Vast midwater regions away from the surface and coasts remain largely unexplored and sparsely sampled, both temporally and spatially. This project develops biohybrid jellyfish instrumented with pressure and temperature sensors as a novel, low-cost platform for oceanographic measurement, addressing limitations of traditional methods such as ships, buoys, and autonomous underwater vehicles. Biohybrid jellyfish leverage natural propulsion and pressure tolerance to enable low-energy, scalable ocean monitoring. By electronically controlling their swimming, jellyfish can be directed for targeted environmental measurements.
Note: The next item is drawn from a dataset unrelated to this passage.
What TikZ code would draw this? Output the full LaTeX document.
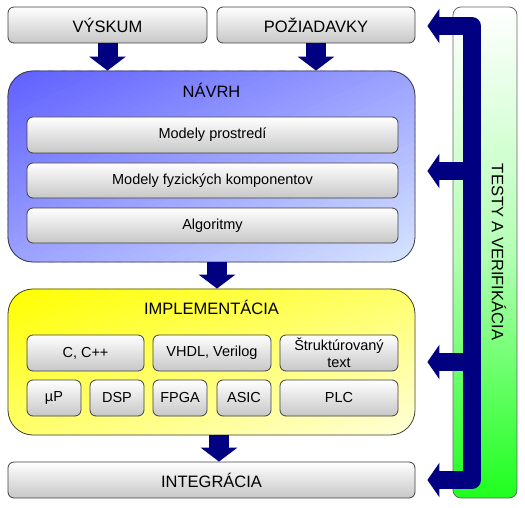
\documentclass[tikz,border=0pt]{standalone}
\usepackage{fontspec}
\setmainfont{Liberation Sans}
\usetikzlibrary{arrows.meta,calc,backgrounds}
\definecolor{arrowblue}{RGB}{0,0,128}
\definecolor{navrhdark}{RGB}{96,96,255}
\definecolor{navrhlight}{RGB}{214,228,255}
\definecolor{impldark}{RGB}{255,255,0}
\definecolor{impllight}{RGB}{255,255,215}
\definecolor{greenmid}{RGB}{180,255,180}
\definecolor{greenbot}{RGB}{30,255,30}
% diagonal (corner to corner) gradient fill behind a named node
\newcommand\diagfill[3]{%
  \begin{pgfonlayer}{background}
  \begin{scope}
    \clip[rounded corners=25pt] (#1.north west) rectangle (#1.south east);
    \foreach \i in {0,...,59}{%
      \pgfmathsetmacro\ca{\i/30}%
      \pgfmathsetmacro\cb{(\i+1.4)/30}%
      \pgfmathsetmacro\pc{100-100*\i/59}%
      \fill[#2!\pc!#3]
        ($(#1.north west)!\ca!(#1.north east)$) --
        ($(#1.north west)!\cb!(#1.north east)$) --
        ($(#1.north west)!\cb!(#1.south west)$) --
        ($(#1.north west)!\ca!(#1.south west)$) -- cycle;
    }
  \end{scope}
  \end{pgfonlayer}}
\begin{document}
\begin{tikzpicture}[x=1pt,y=-1pt,
  graybox/.style={draw=black!75, line width=0.8pt, rounded corners=6pt, top color=white, bottom color=black!22,
    minimum height=36pt, inner sep=0pt, align=center, font=\fontsize{14.5}{17}\selectfont},
  titlebox/.style={graybox, font=\fontsize{16.5}{19}\selectfont},
  bigbox/.style={draw=black!75, line width=0.8pt, rounded corners=25pt, inner sep=0pt, minimum width=407pt},
  titletext/.style={font=\fontsize{16.5}{19}\selectfont, inner sep=0pt},
  downarr/.style={arrowblue, line width=20pt, -{Triangle[length=14pt,width=36pt]}},
  leftarr/.style={arrowblue, line width=18pt, -{Triangle[length=12pt,width=34pt]}},
]
\useasboundingbox (0,0) rectangle (525,508);

% green side bar
\node[draw=black!60, line width=0.8pt, rounded corners=8pt, top color=white, bottom color=greenbot, middle color=greenmid,
  minimum width=64pt, minimum height=491pt, inner sep=0pt] (testy) at (485,252.5) {};

% top boxes
\node[titlebox, minimum width=199pt] (vyskum) at (107.5,25) {VÝSKUM};
\node[titlebox, minimum width=198pt] (poziad) at (316,25) {POŽIADAVKY};

% NAVRH
\node[bigbox, minimum height=191pt] (navrh) at (211.5,166.5) {};
\diagfill{navrh}{navrhdark}{navrhlight}
\node[titletext] (navrhT) at ([yshift=-20pt]navrh.north) {NÁVRH};
\node[graybox, minimum width=371pt] (mp) at (212.5,135) {Modely prostredí};
\node[graybox, minimum width=371pt, minimum height=35pt] (mf) at (212.5,180.5) {Modely fyzických komponentov};
\node[graybox, minimum width=371pt, minimum height=35pt] (alg) at (212.5,225.5) {Algoritmy};

% IMPLEMENTACIA
\node[bigbox, minimum height=146pt] (impl) at (211.5,362) {};
\diagfill{impl}{impldark}{impllight}
\node[titletext] (implT) at ([yshift=-19pt]impl.north) {IMPLEMENTÁCIA};
\node[graybox, minimum width=117pt] (c) at (85.5,353) {C, C++};
\node[graybox, minimum width=118pt] (vhdl) at (212,353) {VHDL, Verilog};
\node[graybox, minimum width=118pt] (strukt) at (339,353) {Štruktúrovaný\\text};
\node[graybox, minimum width=54pt] (up) at (54,398) {µP};
\node[graybox, minimum width=54pt] (dsp) at (117,398) {DSP};
\node[graybox, minimum width=54pt] (fpga) at (180,398) {FPGA};
\node[graybox, minimum width=54pt] (asic) at (244,398) {ASIC};
\node[graybox, minimum width=118pt] (plc) at (339,398) {PLC};

% INTEGRACIA
\node[titlebox, minimum width=407pt] (integ) at (211.5,480) {INTEGRÁCIA};

% down arrows
\draw[downarr] (vyskum.south) -- (vyskum.south |- navrh.north);
\draw[downarr] (poziad.south) -- (poziad.south |- navrh.north);
\draw[downarr] ([xshift=5.5pt]navrh.south) -- ([xshift=5.5pt]navrh.south |- impl.north);
\draw[downarr] ([xshift=7.5pt]impl.south) -- ([xshift=7.5pt]impl.south |- integ.north);

% feedback bracket
\coordinate (tipTop) at ([xshift=12pt,yshift=-1pt]poziad.east);
\coordinate (tipBot) at ([xshift=12pt]integ.east);
\coordinate (tipNav) at ([xshift=12pt,yshift=-4.5pt]navrh.east);
\coordinate (tipImp) at ([xshift=12pt]impl.east);
\coordinate (cTop) at (472,26);
\coordinate (cBot) at (472,480);
\draw[arrowblue, line width=18pt, line join=round,
  {Triangle[length=12pt,width=34pt]}-{Triangle[length=12pt,width=34pt]}]
  (tipTop) -- (cTop |- tipTop) -- (cBot |- tipBot) -- (tipBot);
\draw[leftarr] (cTop |- tipNav) -- (tipNav);
\draw[leftarr] (cTop |- tipImp) -- (tipImp);

\node[titletext, rotate=-90] (tvtext) at (499,252) {TESTY A VERIFIKÁCIA};
\end{tikzpicture}
\end{document}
This research focuses on four species: Aurelia aurita (moon jelly), Cassiopeia sp. (upside-down jellyfish), Chrysaora sp. (sea nettle), and Mastigias sp. (lagoon jellyfish) that encompass a spectrum of distinct jellyfish morphologies and ecological adaptations. Field studies will occur in the Florida Keys, Cape Cod, and southern California in order to test the efficacy of biohybrids across different oceanic and environmental regimes. Activities are planned for engaging a broad audience including K-12 schools, undergraduate and graduate students, and the general public. The bioinspired robots would provide opportunities for K-12 students to learn about the principle of operation and hands-on experience on neural control. The project offers interdisciplinary training for early-career researchers in biology, engineering, and environmental sensing. This multidisciplinary project will pursue three key objectives. Studies of jellyfish neurophysiology will investigate microelectronic pacemaker control and develop bioelectronic interfaces for precise movement regulation in each species. Measurements of metabolism during robotic control will quantify energy costs of biohybrid locomotion and compare the measured efficiency with purely mechanical, robotic alternatives. Assessments of swimming performance will evaluate speed, maneuverability, and station-keeping ability in controlled laboratory testing facilities and in dynamic ocean environments. This award reflects NSF's statutory mission and has been deemed worthy of support through evaluation using the Foundation's intellectual merit and broader impacts review criteria.